_Task details_: Transcribe all of the material exactly, except for its pictures.

_Data excerpt_:
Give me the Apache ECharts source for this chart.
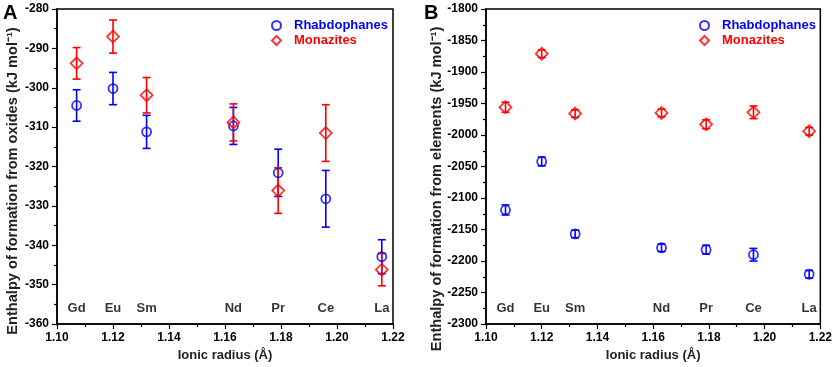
<!DOCTYPE html>
<html>
<head>
<meta charset="utf-8">
<script src="https://cdn.jsdelivr.net/npm/echarts@6/dist/echarts.min.js"></script>
<style>
  html, body { margin: 0; padding: 0; background: #fff; }
  #chart { width: 835px; height: 367px; }
</style>
</head>
<body>
<div id="chart"></div>
<script>
// Ionic radius (Å) and the lanthanide for each point
const elements = ['Gd', 'Eu', 'Sm', 'Nd', 'Pr', 'Ce', 'La'];
const radii = [1.107, 1.120, 1.132, 1.163, 1.179, 1.196, 1.216];

// Panel A: enthalpy of formation from oxides
const rhabOxides = [-304.5, -300.2, -311.2, -309.7, -321.6, -328.2, -342.9];
const rhabOxidesErr = [4.0, 4.1, 4.2, 4.7, 6.0, 7.2, 4.3];
const monOxides = [-293.8, -287.0, -301.9, -308.8, -326.1, -311.5, -346.2];
const monOxidesErr = [4.0, 4.2, 4.5, 4.7, 5.8, 7.2, 4.1];

// Panel B: enthalpy of formation from elements
const rhabElements = [-2119, -2042, -2157, -2179, -2182, -2190, -2221];
const rhabElementsErr = [8, 7, 6, 6, 7, 10, 6];
const monElements = [-1956, -1871, -1966, -1965, -1983, -1964, -1994];
const monElementsErr = [8, 6, 6, 6, 7, 10, 6];

// tick labels
const xTicks = [1.10, 1.12, 1.14, 1.16, 1.18, 1.20, 1.22];

const BLUE = '#0000ff';
const RED = '#ff0000';
const FONT = '"Liberation Sans", Arial, sans-serif';

const chart = echarts.init(document.getElementById('chart'));

const pts = (vals) => vals.map((v, i) => [radii[i], v]);
const bars = (vals, err) => vals.map((v, i) => [radii[i], v - err[i], v + err[i]]);
const names = (level) => elements.map((el, i) => ({ value: [radii[i], level], name: el }));

// vertical error bar with caps
const renderErr = (params, api) => {
  const x = api.value(0);
  const lo = api.coord([x, api.value(1)]);
  const hi = api.coord([x, api.value(2)]);
  const cap = 4;
  const style = { stroke: api.visual('color'), lineWidth: 1.6 };
  return {
    type: 'group',
    children: [
      { type: 'line', shape: { x1: lo[0], y1: lo[1], x2: hi[0], y2: hi[1] }, style },
      { type: 'line', shape: { x1: lo[0] - cap, y1: lo[1], x2: lo[0] + cap, y2: lo[1] }, style },
      { type: 'line', shape: { x1: hi[0] - cap, y1: hi[1], x2: hi[0] + cap, y2: hi[1] }, style },
    ],
  };
};

const xAxisFor = (gridIndex) => ({
  type: 'value',
  gridIndex,
  min: 1.10,
  max: 1.22,
  interval: 0.02,
  name: 'Ionic radius (Å)',
  nameLocation: 'middle',
  nameGap: 24,
  nameTextStyle: { fontFamily: FONT, fontWeight: 'bold', fontSize: 13, color: '#222' },
  axisLine: { lineStyle: { color: '#000', width: 1.5 } },
  axisTick: { length: 5, lineStyle: { color: '#000', width: 1.2 } },
  minorTick: { show: true, splitNumber: 2, length: 3, lineStyle: { color: '#000', width: 1.2 } },
  splitLine: { show: false },
  axisLabel: {
    margin: 8,
    fontFamily: FONT, fontWeight: 'bold', fontSize: 12, color: '#000',
    formatter: (v) => xTicks.find((t) => Math.abs(t - v) < 1e-6).toFixed(2),
  },
});

const yAxisFor = (gridIndex, min, max, interval) => ({
  type: 'value',
  gridIndex,
  min, max, interval,
  axisLine: { show: true, lineStyle: { color: '#000', width: 1.5 } },
  axisTick: { length: 5, lineStyle: { color: '#000', width: 1.2 } },
  minorTick: { show: true, splitNumber: 2, length: 3, lineStyle: { color: '#000', width: 1.2 } },
  splitLine: { show: false },
  axisLabel: {
    margin: 8, fontFamily: FONT, fontWeight: 'bold', fontSize: 12, color: '#000',
    formatter: (v) => String(v),
  },
});

// rotated y-axis title, centred on (x, y)
const yTitle = (text, x, y) => ({
  type: 'text', x, y, rotation: Math.PI / 2,
  style: {
    text, fontFamily: FONT, fontWeight: 'bold', fontSize: 14.6, fill: '#222',
    textAlign: 'center', textVerticalAlign: 'middle',
  },
});

const markerSeries = (name, idx, symbol, size, color, data) => ({
  name, type: 'scatter', xAxisIndex: idx, yAxisIndex: idx,
  symbol, symbolSize: size, data, z: 3,
  itemStyle: { color: 'rgba(0,0,0,0)', borderColor: color, borderWidth: 1.8 },
  emphasis: { disabled: true },
});

const errSeries = (idx, color, data) => ({
  name: 'err', type: 'custom', xAxisIndex: idx, yAxisIndex: idx,
  renderItem: renderErr, data, z: 2,
  itemStyle: { color },
  encode: { x: 0, y: [1, 2] },
});

const labelSeries = (idx, level) => ({
  name: 'labels', type: 'scatter', xAxisIndex: idx, yAxisIndex: idx,
  symbolSize: 0, data: names(level), silent: true,
  label: {
    show: true, position: 'inside', formatter: (p) => p.name,
    fontFamily: FONT, fontWeight: 'bold', fontSize: 13, color: '#000',
  },
});

const legendFor = (left) => ({
  orient: 'vertical',
  left, top: 14,
  itemWidth: 9, itemHeight: 9, itemGap: 2,
  textStyle: { fontFamily: FONT, fontWeight: 'bold', fontSize: 13, lineHeight: 13, padding: [0, 0, 0, 8] },
  data: [
    { name: 'Rhabdophanes', textStyle: { color: BLUE } },
    { name: 'Monazites', textStyle: { color: RED } },
  ],
});

chart.setOption({
  animation: false,
  backgroundColor: '#fff',
  grid: [
    { left: 57, top: 9, width: 336, height: 315, show: true, borderColor: '#000', borderWidth: 1.5 },
    { left: 486, top: 9, width: 335, height: 315, show: true, borderColor: '#000', borderWidth: 1.5 },
  ],
  legend: [legendFor(266), legendFor(694)],
  graphic: [
    { type: 'text', left: 3, top: 3, style: { text: 'A', fontFamily: FONT, fontWeight: 'bold', fontSize: 20, fill: '#000' } },
    { type: 'text', left: 424, top: 3, style: { text: 'B', fontFamily: FONT, fontWeight: 'bold', fontSize: 20, fill: '#000' } },
    yTitle('Enthalpy of formation from oxides (kJ mol⁻¹)', 13, 181),
    yTitle('Enthalpy of formation from elements (kJ mol⁻¹)', 437, 189),
  ],
  xAxis: [xAxisFor(0), xAxisFor(1)],
  yAxis: [
    yAxisFor(0, -360, -280, 10),
    yAxisFor(1, -2300, -1800, 50),
  ],
  series: [
    errSeries(0, BLUE, bars(rhabOxides, rhabOxidesErr)),
    errSeries(0, RED, bars(monOxides, monOxidesErr)),
    markerSeries('Rhabdophanes', 0, 'circle', 9, BLUE, pts(rhabOxides)),
    markerSeries('Monazites', 0, 'diamond', 12, RED, pts(monOxides)),
    labelSeries(0, -356),
    errSeries(1, BLUE, bars(rhabElements, rhabElementsErr)),
    errSeries(1, RED, bars(monElements, monElementsErr)),
    markerSeries('Rhabdophanes', 1, 'circle', 9, BLUE, pts(rhabElements)),
    markerSeries('Monazites', 1, 'diamond', 12, RED, pts(monElements)),
    labelSeries(1, -2276),
  ],
});
</script>
</body>
</html>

_Completed task_:
Give me the Apache ECharts source for this chart.
<!DOCTYPE html>
<html>
<head>
<meta charset="utf-8">
<script src="https://cdn.jsdelivr.net/npm/echarts@6/dist/echarts.min.js"></script>
<style>
  html, body { margin: 0; padding: 0; background: #fff; }
  #chart { width: 835px; height: 367px; }
</style>
</head>
<body>
<div id="chart"></div>
<script>
// Ionic radius (Å) and the lanthanide for each point
const elements = ['Gd', 'Eu', 'Sm', 'Nd', 'Pr', 'Ce', 'La'];
const radii = [1.107, 1.120, 1.132, 1.163, 1.179, 1.196, 1.216];

// Panel A: enthalpy of formation from oxides
const rhabOxides = [-304.5, -300.2, -311.2, -309.7, -321.6, -328.2, -342.9];
const rhabOxidesErr = [4.0, 4.1, 4.2, 4.7, 6.0, 7.2, 4.3];
const monOxides = [-293.8, -287.0, -301.9, -308.8, -326.1, -311.5, -346.2];
const monOxidesErr = [4.0, 4.2, 4.5, 4.7, 5.8, 7.2, 4.1];

// Panel B: enthalpy of formation from elements
const rhabElements = [-2119, -2042, -2157, -2179, -2182, -2190, -2221];
const rhabElementsErr = [8, 7, 6, 6, 7, 10, 6];
const monElements = [-1956, -1871, -1966, -1965, -1983, -1964, -1994];
const monElementsErr = [8, 6, 6, 6, 7, 10, 6];

// tick labels
const xTicks = [1.10, 1.12, 1.14, 1.16, 1.18, 1.20, 1.22];

const BLUE = '#0000ff';
const RED = '#ff0000';
const FONT = '"Liberation Sans", Arial, sans-serif';

const chart = echarts.init(document.getElementById('chart'));

const pts = (vals) => vals.map((v, i) => [radii[i], v]);
const bars = (vals, err) => vals.map((v, i) => [radii[i], v - err[i], v + err[i]]);
const names = (level) => elements.map((el, i) => ({ value: [radii[i], level], name: el }));

// vertical error bar with caps
const renderErr = (params, api) => {
  const x = api.value(0);
  const lo = api.coord([x, api.value(1)]);
  const hi = api.coord([x, api.value(2)]);
  const cap = 4;
  const style = { stroke: api.visual('color'), lineWidth: 1.6 };
  return {
    type: 'group',
    children: [
      { type: 'line', shape: { x1: lo[0], y1: lo[1], x2: hi[0], y2: hi[1] }, style },
      { type: 'line', shape: { x1: lo[0] - cap, y1: lo[1], x2: lo[0] + cap, y2: lo[1] }, style },
      { type: 'line', shape: { x1: hi[0] - cap, y1: hi[1], x2: hi[0] + cap, y2: hi[1] }, style },
    ],
  };
};

const xAxisFor = (gridIndex) => ({
  type: 'value',
  gridIndex,
  min: 1.10,
  max: 1.22,
  interval: 0.02,
  name: 'Ionic radius (Å)',
  nameLocation: 'middle',
  nameGap: 24,
  nameTextStyle: { fontFamily: FONT, fontWeight: 'bold', fontSize: 13, color: '#222' },
  axisLine: { lineStyle: { color: '#000', width: 1.5 } },
  axisTick: { length: 5, lineStyle: { color: '#000', width: 1.2 } },
  minorTick: { show: true, splitNumber: 2, length: 3, lineStyle: { color: '#000', width: 1.2 } },
  splitLine: { show: false },
  axisLabel: {
    margin: 8,
    fontFamily: FONT, fontWeight: 'bold', fontSize: 12, color: '#000',
    formatter: (v) => xTicks.find((t) => Math.abs(t - v) < 1e-6).toFixed(2),
  },
});

const yAxisFor = (gridIndex, min, max, interval) => ({
  type: 'value',
  gridIndex,
  min, max, interval,
  axisLine: { show: true, lineStyle: { color: '#000', width: 1.5 } },
  axisTick: { length: 5, lineStyle: { color: '#000', width: 1.2 } },
  minorTick: { show: true, splitNumber: 2, length: 3, lineStyle: { color: '#000', width: 1.2 } },
  splitLine: { show: false },
  axisLabel: {
    margin: 8, fontFamily: FONT, fontWeight: 'bold', fontSize: 12, color: '#000',
    formatter: (v) => String(v),
  },
});

// rotated y-axis title, centred on (x, y)
const yTitle = (text, x, y) => ({
  type: 'text', x, y, rotation: Math.PI / 2,
  style: {
    text, fontFamily: FONT, fontWeight: 'bold', fontSize: 14.6, fill: '#222',
    textAlign: 'center', textVerticalAlign: 'middle',
  },
});

const markerSeries = (name, idx, symbol, size, color, data) => ({
  name, type: 'scatter', xAxisIndex: idx, yAxisIndex: idx,
  symbol, symbolSize: size, data, z: 3,
  itemStyle: { color: 'rgba(0,0,0,0)', borderColor: color, borderWidth: 1.8 },
  emphasis: { disabled: true },
});

const errSeries = (idx, color, data) => ({
  name: 'err', type: 'custom', xAxisIndex: idx, yAxisIndex: idx,
  renderItem: renderErr, data, z: 2,
  itemStyle: { color },
  encode: { x: 0, y: [1, 2] },
});

const labelSeries = (idx, level) => ({
  name: 'labels', type: 'scatter', xAxisIndex: idx, yAxisIndex: idx,
  symbolSize: 0, data: names(level), silent: true,
  label: {
    show: true, position: 'inside', formatter: (p) => p.name,
    fontFamily: FONT, fontWeight: 'bold', fontSize: 13, color: '#000',
  },
});

const legendFor = (left) => ({
  orient: 'vertical',
  left, top: 14,
  itemWidth: 9, itemHeight: 9, itemGap: 2,
  textStyle: { fontFamily: FONT, fontWeight: 'bold', fontSize: 13, lineHeight: 13, padding: [0, 0, 0, 8] },
  data: [
    { name: 'Rhabdophanes', textStyle: { color: BLUE } },
    { name: 'Monazites', textStyle: { color: RED } },
  ],
});

chart.setOption({
  animation: false,
  backgroundColor: '#fff',
  grid: [
    { left: 57, top: 9, width: 336, height: 315, show: true, borderColor: '#000', borderWidth: 1.5 },
    { left: 486, top: 9, width: 335, height: 315, show: true, borderColor: '#000', borderWidth: 1.5 },
  ],
  legend: [legendFor(266), legendFor(694)],
  graphic: [
    { type: 'text', left: 3, top: 3, style: { text: 'A', fontFamily: FONT, fontWeight: 'bold', fontSize: 20, fill: '#000' } },
    { type: 'text', left: 424, top: 3, style: { text: 'B', fontFamily: FONT, fontWeight: 'bold', fontSize: 20, fill: '#000' } },
    yTitle('Enthalpy of formation from oxides (kJ mol⁻¹)', 13, 181),
    yTitle('Enthalpy of formation from elements (kJ mol⁻¹)', 437, 189),
  ],
  xAxis: [xAxisFor(0), xAxisFor(1)],
  yAxis: [
    yAxisFor(0, -360, -280, 10),
    yAxisFor(1, -2300, -1800, 50),
  ],
  series: [
    errSeries(0, BLUE, bars(rhabOxides, rhabOxidesErr)),
    errSeries(0, RED, bars(monOxides, monOxidesErr)),
    markerSeries('Rhabdophanes', 0, 'circle', 9, BLUE, pts(rhabOxides)),
    markerSeries('Monazites', 0, 'diamond', 12, RED, pts(monOxides)),
    labelSeries(0, -356),
    errSeries(1, BLUE, bars(rhabElements, rhabElementsErr)),
    errSeries(1, RED, bars(monElements, monElementsErr)),
    markerSeries('Rhabdophanes', 1, 'circle', 9, BLUE, pts(rhabElements)),
    markerSeries('Monazites', 1, 'diamond', 12, RED, pts(monElements)),
    labelSeries(1, -2276),
  ],
});
</script>
</body>
</html>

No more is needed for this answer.